Overview
- Status: Proposed
- Owner: Government of the Philippines
- Locale: Davao City, Philippines
- Termini: Bangkal; SM Lanang Premier;
- Stations: 16

Service
- Type: Straddle-beam monorail
- Operator(s): Udenna Corporation
- Daily ridership: 100,000 (projected)

Technical
- Line length: 13 km (8.1 mi)
- Number of tracks: 2

= Davao People Mover =

The Davao People Mover is a proposed 16-station 13 km monorail line to be built in Davao City, Philippines.
==History==
The Davao City government requested for a Korean firm to operate a light rail system in the city, following the success of the Manila Light Rail Transit System.
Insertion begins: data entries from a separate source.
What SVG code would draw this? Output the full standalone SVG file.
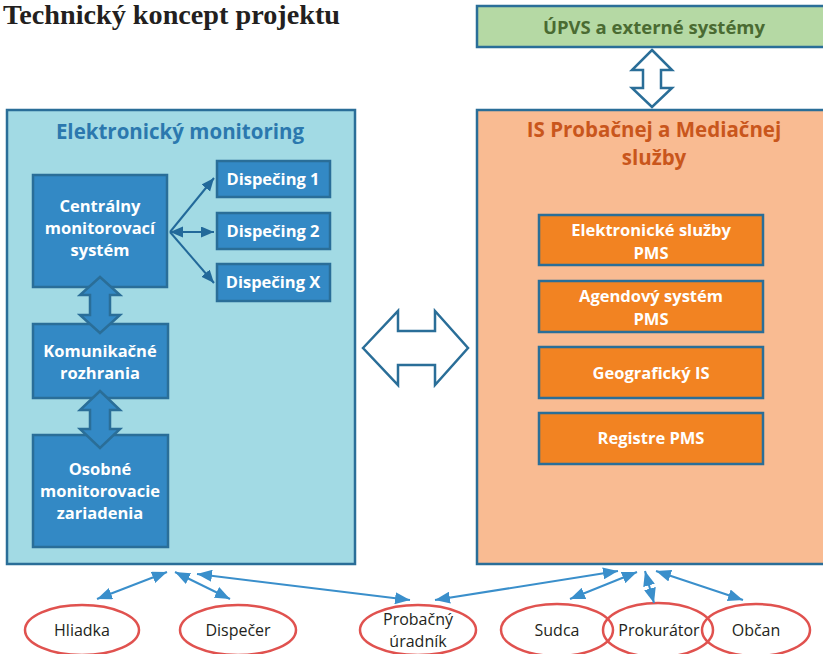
<svg xmlns="http://www.w3.org/2000/svg" width="823" height="654" viewBox="0 0 823 654">
<style>
.frame{stroke:#2a6e98;stroke-width:2.5}
.blue{fill:#3389c5;stroke:#2a6e98;stroke-width:2.5}
.org{fill:#f28322;stroke:#2a6e98;stroke-width:2.5}
.wt{font-family:"Open Sans","Noto Sans",sans-serif;font-weight:bold;fill:#ffffff;text-anchor:middle;font-size:16.5px}
.ol{fill:#ffffff;stroke:#2a6e98;stroke-width:2.5;stroke-linejoin:miter}
.el{fill:none;stroke:#e0524f;stroke-width:2.5}
.et{font-family:"Open Sans","Noto Sans",sans-serif;fill:#231f20;text-anchor:middle;font-size:16px}
.ca{stroke:#3a8fcb;stroke-width:2;fill:none;marker-start:url(#ab);marker-end:url(#ab)}
.da{stroke:#22699a;stroke-width:2;fill:none;marker-end:url(#ad)}
.hd{font-family:"Open Sans","Noto Sans",sans-serif;font-weight:bold;font-size:20.5px;text-anchor:middle}
</style>
<defs>
<marker id="ab" markerUnits="userSpaceOnUse" markerWidth="16" markerHeight="12" refX="15" refY="6" orient="auto-start-reverse"><path d="M0,0 L15,6 L0,12 z" fill="#3a8fcb"/></marker>
<marker id="ad" markerUnits="userSpaceOnUse" markerWidth="14" markerHeight="12" refX="13" refY="5.5" orient="auto-start-reverse"><path d="M0,0 L13,5.5 L0,11 z" fill="#22699a"/></marker>
</defs>
<rect width="823" height="654" fill="#ffffff"/>
<text x="3" y="24" font-family="Liberation Serif,serif" font-weight="bold" font-size="27px" fill="#231f20" textLength="337" lengthAdjust="spacingAndGlyphs">Technický koncept projektu</text>

<g id="upvs">
<rect x="477" y="6" width="360" height="41" fill="#b5d9a4" class="frame"/>
<text x="654" y="34" font-family="Open Sans,Noto Sans,sans-serif" font-weight="bold" font-size="18.5px" fill="#4a6b32" text-anchor="middle">ÚPVS a externé systémy</text>
</g>

<g id="em">
<rect x="7" y="110" width="348" height="454" fill="#a2dae4" class="frame"/>
<text class="hd" x="180" y="139" fill="#2b78ae">Elektronický monitoring</text>
</g>
<g id="cms">
<rect x="33" y="175" width="134" height="112" class="blue"/>
<text class="wt" x="100" y="212">Centrálny</text>
<text class="wt" x="100" y="234">monitorovací</text>
<text class="wt" x="100" y="256">systém</text>
</g>
<g id="d1"><rect x="217" y="161" width="113" height="36" class="blue"/><text class="wt" x="273" y="185">Dispečing 1</text></g>
<g id="d2"><rect x="217" y="213" width="113" height="36" class="blue"/><text class="wt" x="273" y="237">Dispečing 2</text></g>
<g id="dx"><rect x="217" y="264" width="113" height="37" class="blue"/><text class="wt" x="273" y="288">Dispečing X</text></g>
<g id="kom">
<rect x="33" y="324" width="135" height="74" class="blue"/>
<text class="wt" x="100" y="357">Komunikačné</text>
<text class="wt" x="100" y="379">rozhrania</text>
</g>
<g id="osob">
<rect x="33" y="435" width="135" height="112" class="blue"/>
<text class="wt" x="100" y="475">Osobné</text>
<text class="wt" x="100" y="497">monitorovacie</text>
<text class="wt" x="100" y="519">zariadenia</text>
</g>

<g id="is">
<rect x="477" y="110" width="360" height="454" fill="#f9bb92" class="frame"/>
<text class="hd" x="654" y="137" fill="#c9561c">IS Probačnej a Mediačnej</text>
<text class="hd" x="654" y="165" fill="#c9561c">služby</text>
</g>
<g id="es"><rect x="539" y="215" width="224" height="50" class="org"/><text class="wt" x="651" y="236">Elektronické služby</text><text class="wt" x="651" y="259">PMS</text></g>
<g id="as"><rect x="539" y="281" width="224" height="51" class="org"/><text class="wt" x="651" y="302">Agendový systém</text><text class="wt" x="651" y="325">PMS</text></g>
<g id="gis"><rect x="539" y="347" width="224" height="51" class="org"/><text class="wt" x="651" y="379">Geografický IS</text></g>
<g id="reg"><rect x="539" y="413" width="224" height="51" class="org"/><text class="wt" x="651" y="444">Registre PMS</text></g>

<g id="hliadka"><ellipse cx="82" cy="630" rx="57" ry="25" class="el"/><text class="et" x="82" y="636">Hliadka</text></g>
<g id="dispecer"><ellipse cx="238" cy="630" rx="58" ry="25" class="el"/><text class="et" x="238" y="636">Dispečer</text></g>
<g id="probacny"><ellipse cx="418" cy="630" rx="58" ry="25" class="el"/><text class="et" x="418" y="625">Probačný</text><text class="et" x="418" y="647">úradník</text></g>
<g id="sudca"><ellipse cx="557" cy="630" rx="56" ry="26" class="el"/><text class="et" x="557" y="636">Sudca</text></g>
<g id="prokurator"><ellipse cx="658" cy="630" rx="55" ry="27" class="el"/><text class="et" x="659" y="636">Prokurátor</text></g>
<g id="obcan"><ellipse cx="756" cy="630" rx="54" ry="26" class="el"/><text class="et" x="756" y="636">Občan</text></g>

<g id="connectors">
<path class="ol" d="M652,50 L672,70 L661,70 L661,88 L672,88 L652,107 L632,88 L643,88 L643,70 L632,70 Z"/>
<path class="ol" d="M363,348 L398,311 L398,331 L435,331 L435,311 L468,348 L435,385 L435,365 L398,365 L398,385 Z"/>
<path class="blue" d="M100,277 L120,295 L110,295 L110,315 L120,315 L100,333 L80,315 L90,315 L90,295 L80,295 Z"/>
<path class="blue" d="M100,391 L120,410 L110,410 L110,429 L120,429 L100,448 L80,429 L90,429 L90,410 L80,410 Z"/>
<line class="da" x1="170" y1="232" x2="214" y2="178"/>
<line class="da" x1="170" y1="232" x2="214" y2="232" style="marker-start:url(#ad)"/>
<line class="da" x1="170" y1="232" x2="214" y2="283"/>
<line class="ca" x1="97" y1="599" x2="167" y2="572"/>
<line class="ca" x1="175" y1="572" x2="230" y2="599"/>
<line class="ca" x1="197" y1="574" x2="410" y2="600"/>
<line class="ca" x1="435" y1="600" x2="618" y2="571"/>
<line class="ca" x1="570" y1="599" x2="637" y2="572"/>
<line class="ca" x1="645" y1="571" x2="654" y2="603"/>
<line class="ca" x1="656" y1="571" x2="743" y2="600"/>
</g>
</svg>
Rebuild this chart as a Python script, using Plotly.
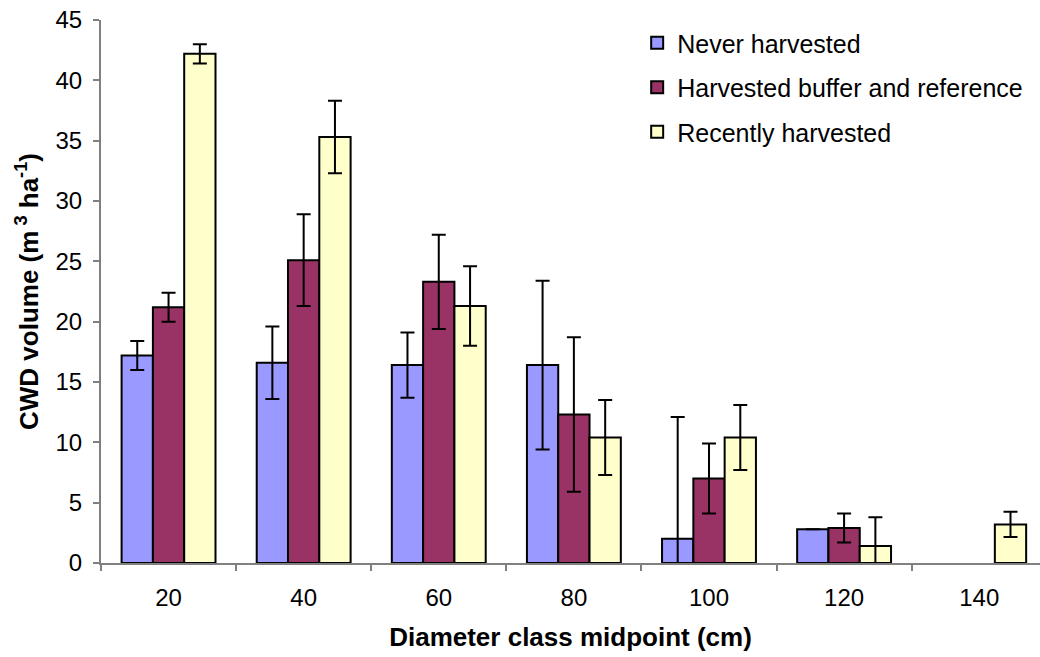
import plotly.graph_objects as go

# Diameter classes (cm) and mean CWD volume per stand history
diameter_classes = ["20", "40", "60", "80", "100", "120", "140"]

never_harvested = [17.2, 16.6, 16.4, 16.4, 2.0, 2.8, None]
never_harvested_err = [1.2, 3.0, 2.7, 7.0, 10.1, 0.0, None]

buffer_reference = [21.2, 25.1, 23.3, 12.3, 7.0, 2.9, None]
buffer_reference_err = [1.2, 3.8, 3.9, 6.4, 2.9, 1.2, None]

recently_harvested = [42.2, 35.3, 21.3, 10.4, 10.4, 1.4, 3.2]
recently_harvested_err = [0.8, 3.0, 3.3, 3.1, 2.7, 2.4, 1.05]

series = [
    ("Never harvested", never_harvested, never_harvested_err, "#9999FF"),
    ("Harvested buffer and reference", buffer_reference, buffer_reference_err, "#993366"),
    ("Recently harvested", recently_harvested, recently_harvested_err, "#FFFFCC"),
]

FONT = "Liberation Sans, Arial, sans-serif"

fig = go.Figure()
for i, (name, vals, errs, color) in enumerate(series):
    fig.add_trace(go.Bar(
        x=diameter_classes,
        y=vals,
        name=name,
        legendgroup=f"g{i}",
        marker=dict(color=color, line=dict(color="black", width=2)),
        error_y=dict(type="data", array=errs, visible=True,
                     color="black", thickness=2, width=7),
    ))

fig.update_layout(
    width=1040,
    height=657,
    paper_bgcolor="white",
    plot_bgcolor="white",
    barmode="group",
    bargap=0.305,
    bargroupgap=0,
    margin=dict(l=101, r=0, t=20, b=94),
    font=dict(family=FONT, size=24, color="black"),
    showlegend=True,
    legend=dict(
        x=0.571, y=1.0, xanchor="left", yanchor="top",
        font=dict(family=FONT, size=25, color="black"),
        tracegroupgap=9,
        bgcolor="rgba(0,0,0,0)",
        itemwidth=30,
    ),
    xaxis=dict(
        type="category",
        range=[-0.5, 6.45],
        tickson="boundaries",
        ticks="outside",
        ticklen=6,
        tickcolor="#808080",
        tickwidth=2,
        showline=True,
        linecolor="#808080",
        linewidth=2,
        showgrid=False,
        ticklabelstandoff=12,
        tickfont=dict(family=FONT, size=24),
        title=dict(text="<b>Diameter class midpoint (cm)</b>",
                   font=dict(family=FONT, size=26), standoff=18),
    ),
    yaxis=dict(
        range=[0, 45],
        dtick=5,
        ticks="outside",
        ticklen=6,
        tickcolor="#808080",
        tickwidth=2,
        showline=True,
        linecolor="#808080",
        linewidth=2,
        showgrid=False,
        zeroline=False,
        ticklabelstandoff=6,
        tickfont=dict(family=FONT, size=24),
        title=dict(text="<b>CWD volume (m<sup> 3</sup> ha<sup>-1</sup>)</b>",
                   font=dict(family=FONT, size=26), standoff=9),
    ),
)

fig.write_html("out.html")
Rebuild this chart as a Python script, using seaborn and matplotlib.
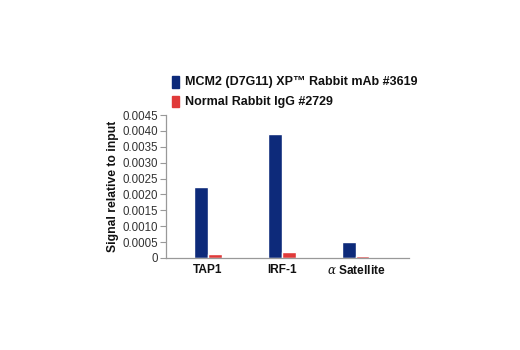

The Korean firm recommended to build a monorail instead of a true light rail system. It was first announced to the public on October 23, 2018.

==Design==
The line will be 13 km long and will begin near the intersection of Pan-Philippine Highway and Davao–Cotabato Road (known locally as MacArthur Highway). It will traverse the latter road to Davao Poblacion where it will pass by City Hall. It will also pass through a number of roads in the area before aligning with J.P. Laurel Avenue until it ends near SM Lanang Premier. Construction for the line will cost around ₱30 billion (US$600 million). It was expected to begin construction by 2020 and be complete by 2022. As of March 2019, the line is still waiting for government approval as counter proposals had to be considered.

===Stations===
The line will have 16 stations which are located 700-800 m apart. The western terminus, Bangkal, will have a bus connection to the Mintal railway station of the Mindanao Railway's Davao City–Digos section. Stations will be built near University of Mindanao – Matina Campus, Ateneo de Davao University – Jacinto Campus, and near Davao City Hall. The eastern terminus will be located near SM Lanang Premier. The locations of the other 12 stations are to be disclosed.